* _TASK STATEMENT_
In the data below, locate the line containing "Write a LaTeX" and the line containing "(0,0) rectangle (916,890);", then retype both and everything between them exactly. Pictures are not part of the copy.

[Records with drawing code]
──────────────────────────────

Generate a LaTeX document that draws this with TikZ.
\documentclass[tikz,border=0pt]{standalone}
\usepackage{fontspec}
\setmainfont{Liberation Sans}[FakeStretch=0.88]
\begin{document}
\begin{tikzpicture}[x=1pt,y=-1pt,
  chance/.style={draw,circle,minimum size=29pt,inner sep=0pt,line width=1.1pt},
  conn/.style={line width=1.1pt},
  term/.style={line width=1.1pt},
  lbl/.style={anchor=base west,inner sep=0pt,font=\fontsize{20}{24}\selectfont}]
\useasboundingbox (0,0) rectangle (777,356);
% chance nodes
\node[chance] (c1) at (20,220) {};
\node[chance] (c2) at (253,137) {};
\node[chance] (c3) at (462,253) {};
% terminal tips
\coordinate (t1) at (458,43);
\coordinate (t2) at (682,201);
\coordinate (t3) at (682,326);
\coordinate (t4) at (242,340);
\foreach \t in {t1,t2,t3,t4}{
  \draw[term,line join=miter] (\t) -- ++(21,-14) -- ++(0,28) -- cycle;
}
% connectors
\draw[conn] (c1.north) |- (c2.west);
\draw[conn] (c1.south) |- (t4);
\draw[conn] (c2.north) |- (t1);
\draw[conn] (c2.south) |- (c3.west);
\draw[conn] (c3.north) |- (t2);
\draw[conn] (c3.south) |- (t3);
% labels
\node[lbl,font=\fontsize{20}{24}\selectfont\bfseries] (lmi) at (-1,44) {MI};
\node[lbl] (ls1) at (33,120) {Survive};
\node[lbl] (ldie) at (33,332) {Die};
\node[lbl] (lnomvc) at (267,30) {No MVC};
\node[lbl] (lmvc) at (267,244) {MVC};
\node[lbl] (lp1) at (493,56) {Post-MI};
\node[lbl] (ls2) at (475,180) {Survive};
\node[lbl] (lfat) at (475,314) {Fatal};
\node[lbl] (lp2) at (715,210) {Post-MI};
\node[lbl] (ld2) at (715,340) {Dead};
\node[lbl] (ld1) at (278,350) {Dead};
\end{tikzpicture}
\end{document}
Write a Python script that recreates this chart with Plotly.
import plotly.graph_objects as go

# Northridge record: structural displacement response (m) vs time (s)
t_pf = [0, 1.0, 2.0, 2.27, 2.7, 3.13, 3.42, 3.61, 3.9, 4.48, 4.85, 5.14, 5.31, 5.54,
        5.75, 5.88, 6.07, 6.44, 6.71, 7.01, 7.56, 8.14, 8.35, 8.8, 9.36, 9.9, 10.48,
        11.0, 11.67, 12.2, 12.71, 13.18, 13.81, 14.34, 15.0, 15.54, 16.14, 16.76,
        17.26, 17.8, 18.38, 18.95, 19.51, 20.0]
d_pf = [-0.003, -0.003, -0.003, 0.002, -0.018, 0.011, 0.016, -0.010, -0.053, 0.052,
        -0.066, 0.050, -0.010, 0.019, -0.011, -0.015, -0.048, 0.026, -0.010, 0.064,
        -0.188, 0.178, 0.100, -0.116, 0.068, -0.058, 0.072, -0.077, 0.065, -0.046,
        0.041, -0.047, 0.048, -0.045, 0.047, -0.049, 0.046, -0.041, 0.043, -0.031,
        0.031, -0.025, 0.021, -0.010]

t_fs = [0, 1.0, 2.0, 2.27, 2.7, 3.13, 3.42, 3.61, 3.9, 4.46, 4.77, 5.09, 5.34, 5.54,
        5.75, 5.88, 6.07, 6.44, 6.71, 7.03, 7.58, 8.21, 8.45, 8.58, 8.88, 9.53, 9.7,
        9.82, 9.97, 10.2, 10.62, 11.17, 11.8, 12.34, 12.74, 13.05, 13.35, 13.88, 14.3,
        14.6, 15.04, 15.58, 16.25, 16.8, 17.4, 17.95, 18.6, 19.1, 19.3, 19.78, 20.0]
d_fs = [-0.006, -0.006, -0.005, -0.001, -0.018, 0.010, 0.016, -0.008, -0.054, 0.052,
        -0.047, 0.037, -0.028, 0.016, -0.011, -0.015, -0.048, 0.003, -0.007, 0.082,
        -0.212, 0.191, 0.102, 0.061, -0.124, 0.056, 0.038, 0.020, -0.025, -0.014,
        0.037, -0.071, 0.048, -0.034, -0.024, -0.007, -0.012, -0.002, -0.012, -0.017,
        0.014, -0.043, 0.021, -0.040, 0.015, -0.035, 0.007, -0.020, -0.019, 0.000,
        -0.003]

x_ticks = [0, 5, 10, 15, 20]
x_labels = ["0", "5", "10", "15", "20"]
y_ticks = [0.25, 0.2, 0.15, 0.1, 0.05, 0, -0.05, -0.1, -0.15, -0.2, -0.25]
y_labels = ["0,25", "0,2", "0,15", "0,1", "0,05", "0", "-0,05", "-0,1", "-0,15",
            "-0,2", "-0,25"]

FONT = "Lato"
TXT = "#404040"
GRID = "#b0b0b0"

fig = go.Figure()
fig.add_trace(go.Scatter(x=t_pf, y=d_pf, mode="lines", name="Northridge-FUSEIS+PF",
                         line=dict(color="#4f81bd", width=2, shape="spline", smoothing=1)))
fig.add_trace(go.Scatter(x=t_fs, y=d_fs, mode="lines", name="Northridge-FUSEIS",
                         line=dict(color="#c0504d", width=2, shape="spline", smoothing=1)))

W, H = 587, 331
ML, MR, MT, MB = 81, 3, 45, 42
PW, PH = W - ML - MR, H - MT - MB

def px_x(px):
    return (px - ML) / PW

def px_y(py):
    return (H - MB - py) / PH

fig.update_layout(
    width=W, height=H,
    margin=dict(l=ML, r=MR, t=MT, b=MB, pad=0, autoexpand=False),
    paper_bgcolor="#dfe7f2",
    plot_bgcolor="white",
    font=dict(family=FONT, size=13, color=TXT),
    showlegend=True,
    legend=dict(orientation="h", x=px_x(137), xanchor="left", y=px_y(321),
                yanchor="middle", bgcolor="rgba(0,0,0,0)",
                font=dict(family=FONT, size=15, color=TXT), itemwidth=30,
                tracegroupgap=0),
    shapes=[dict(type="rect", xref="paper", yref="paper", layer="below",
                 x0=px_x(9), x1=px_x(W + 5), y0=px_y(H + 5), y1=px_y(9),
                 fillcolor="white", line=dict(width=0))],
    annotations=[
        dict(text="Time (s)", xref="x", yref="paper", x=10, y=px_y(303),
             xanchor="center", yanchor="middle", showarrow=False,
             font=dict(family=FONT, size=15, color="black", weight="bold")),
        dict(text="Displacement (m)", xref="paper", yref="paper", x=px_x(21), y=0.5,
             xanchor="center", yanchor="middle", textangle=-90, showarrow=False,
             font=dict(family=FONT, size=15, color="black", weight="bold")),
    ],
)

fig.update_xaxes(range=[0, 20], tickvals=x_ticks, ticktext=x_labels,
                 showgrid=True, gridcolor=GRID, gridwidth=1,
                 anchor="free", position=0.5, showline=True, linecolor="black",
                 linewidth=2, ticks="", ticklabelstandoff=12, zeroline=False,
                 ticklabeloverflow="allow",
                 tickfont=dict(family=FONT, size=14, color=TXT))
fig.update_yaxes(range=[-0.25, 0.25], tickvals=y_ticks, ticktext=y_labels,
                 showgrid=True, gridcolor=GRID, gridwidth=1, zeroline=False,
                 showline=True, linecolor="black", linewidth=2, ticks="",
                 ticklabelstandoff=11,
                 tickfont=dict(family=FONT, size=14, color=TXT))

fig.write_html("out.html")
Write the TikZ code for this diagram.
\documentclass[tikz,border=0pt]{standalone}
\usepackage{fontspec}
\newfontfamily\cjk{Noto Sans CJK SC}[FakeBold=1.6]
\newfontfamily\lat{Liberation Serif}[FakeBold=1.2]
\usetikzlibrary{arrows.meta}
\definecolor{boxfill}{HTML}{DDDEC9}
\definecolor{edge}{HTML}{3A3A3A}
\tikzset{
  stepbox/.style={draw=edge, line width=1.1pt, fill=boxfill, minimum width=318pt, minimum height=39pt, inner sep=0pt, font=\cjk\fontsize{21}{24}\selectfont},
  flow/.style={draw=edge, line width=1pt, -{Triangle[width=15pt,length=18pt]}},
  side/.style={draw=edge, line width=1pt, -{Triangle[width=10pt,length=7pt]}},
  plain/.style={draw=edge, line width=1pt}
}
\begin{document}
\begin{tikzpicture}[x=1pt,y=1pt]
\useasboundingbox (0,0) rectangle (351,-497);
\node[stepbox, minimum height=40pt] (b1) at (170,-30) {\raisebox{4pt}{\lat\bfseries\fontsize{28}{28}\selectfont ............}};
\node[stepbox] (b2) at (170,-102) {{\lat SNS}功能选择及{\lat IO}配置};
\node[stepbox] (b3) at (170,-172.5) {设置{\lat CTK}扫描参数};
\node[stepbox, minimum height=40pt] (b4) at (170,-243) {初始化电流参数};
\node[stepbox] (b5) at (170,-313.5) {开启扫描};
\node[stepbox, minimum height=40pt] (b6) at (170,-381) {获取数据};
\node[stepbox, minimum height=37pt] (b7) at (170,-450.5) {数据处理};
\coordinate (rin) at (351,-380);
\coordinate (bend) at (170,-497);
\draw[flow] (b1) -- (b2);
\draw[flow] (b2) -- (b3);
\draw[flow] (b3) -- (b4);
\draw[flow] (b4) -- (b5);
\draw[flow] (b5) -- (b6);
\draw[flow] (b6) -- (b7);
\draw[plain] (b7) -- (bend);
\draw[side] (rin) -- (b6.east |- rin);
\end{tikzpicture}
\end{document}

──────────────────────────────

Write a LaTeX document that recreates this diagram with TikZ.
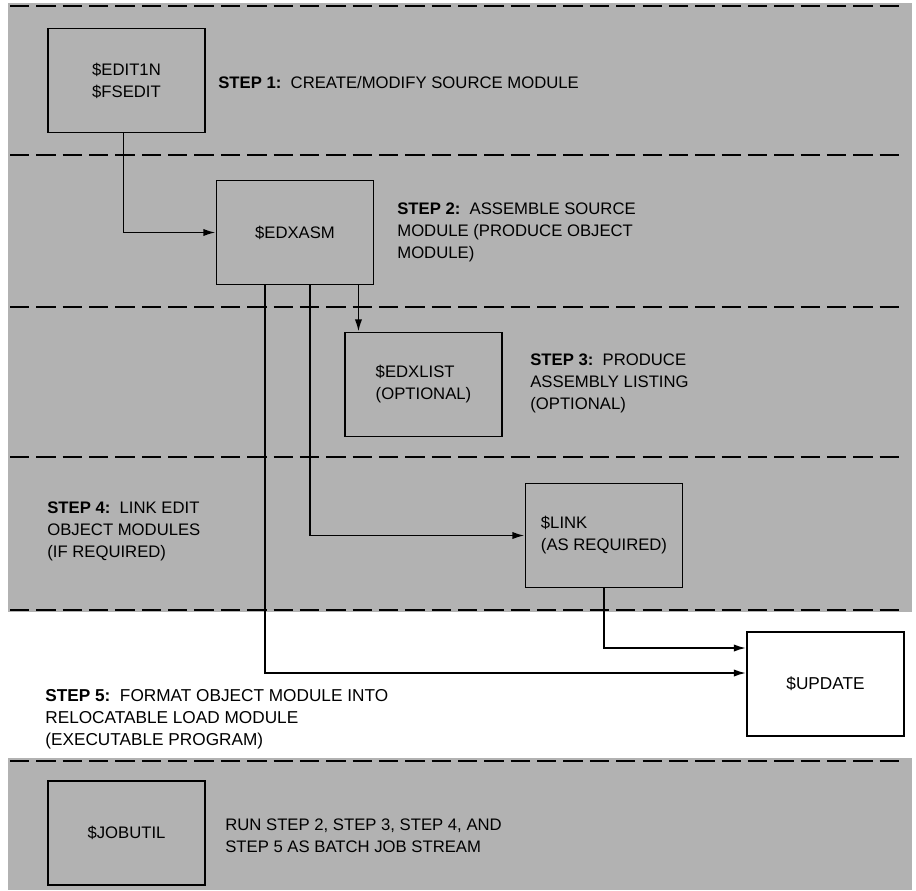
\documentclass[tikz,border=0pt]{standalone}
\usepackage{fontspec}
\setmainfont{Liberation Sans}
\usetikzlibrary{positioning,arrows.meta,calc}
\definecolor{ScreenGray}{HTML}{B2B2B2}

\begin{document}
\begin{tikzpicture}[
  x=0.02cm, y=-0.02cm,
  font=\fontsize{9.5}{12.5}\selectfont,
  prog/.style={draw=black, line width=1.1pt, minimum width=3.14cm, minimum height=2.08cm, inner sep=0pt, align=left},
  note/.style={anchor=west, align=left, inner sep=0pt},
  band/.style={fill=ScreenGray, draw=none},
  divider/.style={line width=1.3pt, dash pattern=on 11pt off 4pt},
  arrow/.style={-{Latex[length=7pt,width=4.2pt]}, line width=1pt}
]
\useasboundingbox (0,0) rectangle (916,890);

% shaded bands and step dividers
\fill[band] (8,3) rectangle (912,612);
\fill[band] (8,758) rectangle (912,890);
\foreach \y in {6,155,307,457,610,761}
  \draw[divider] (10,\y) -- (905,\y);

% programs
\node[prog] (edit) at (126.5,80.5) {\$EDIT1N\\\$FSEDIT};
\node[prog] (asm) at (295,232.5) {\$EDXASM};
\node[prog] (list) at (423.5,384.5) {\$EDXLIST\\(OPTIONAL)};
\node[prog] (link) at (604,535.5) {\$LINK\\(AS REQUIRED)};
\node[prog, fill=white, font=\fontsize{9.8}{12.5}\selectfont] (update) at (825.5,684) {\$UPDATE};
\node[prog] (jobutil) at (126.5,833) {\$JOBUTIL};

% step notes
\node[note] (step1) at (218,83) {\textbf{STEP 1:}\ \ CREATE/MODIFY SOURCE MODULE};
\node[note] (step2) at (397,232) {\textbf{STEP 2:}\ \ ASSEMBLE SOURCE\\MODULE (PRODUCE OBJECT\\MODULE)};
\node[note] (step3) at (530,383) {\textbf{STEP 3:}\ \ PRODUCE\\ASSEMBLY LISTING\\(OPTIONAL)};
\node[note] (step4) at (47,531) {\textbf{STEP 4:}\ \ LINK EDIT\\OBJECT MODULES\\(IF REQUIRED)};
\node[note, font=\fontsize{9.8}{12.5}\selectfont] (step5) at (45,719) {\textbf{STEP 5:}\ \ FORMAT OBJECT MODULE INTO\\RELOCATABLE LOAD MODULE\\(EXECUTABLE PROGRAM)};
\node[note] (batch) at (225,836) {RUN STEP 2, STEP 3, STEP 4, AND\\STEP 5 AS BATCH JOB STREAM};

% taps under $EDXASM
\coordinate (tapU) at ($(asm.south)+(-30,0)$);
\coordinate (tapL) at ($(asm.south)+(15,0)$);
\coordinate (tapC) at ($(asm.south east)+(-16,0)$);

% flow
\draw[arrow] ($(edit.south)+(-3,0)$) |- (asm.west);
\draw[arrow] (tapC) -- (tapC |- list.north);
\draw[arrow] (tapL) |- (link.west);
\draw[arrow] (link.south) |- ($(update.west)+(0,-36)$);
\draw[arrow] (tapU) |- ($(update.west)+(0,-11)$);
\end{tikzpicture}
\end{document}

──────────────────────────────

* _TASK OUTPUT_
Write a LaTeX document that recreates this diagram with TikZ.
\documentclass[tikz,border=0pt]{standalone}
\usepackage{fontspec}
\setmainfont{Liberation Sans}
\usetikzlibrary{positioning,arrows.meta,calc}
\definecolor{ScreenGray}{HTML}{B2B2B2}

\begin{document}
\begin{tikzpicture}[
  x=0.02cm, y=-0.02cm,
  font=\fontsize{9.5}{12.5}\selectfont,
  prog/.style={draw=black, line width=1.1pt, minimum width=3.14cm, minimum height=2.08cm, inner sep=0pt, align=left},
  note/.style={anchor=west, align=left, inner sep=0pt},
  band/.style={fill=ScreenGray, draw=none},
  divider/.style={line width=1.3pt, dash pattern=on 11pt off 4pt},
  arrow/.style={-{Latex[length=7pt,width=4.2pt]}, line width=1pt}
]
\useasboundingbox (0,0) rectangle (916,890);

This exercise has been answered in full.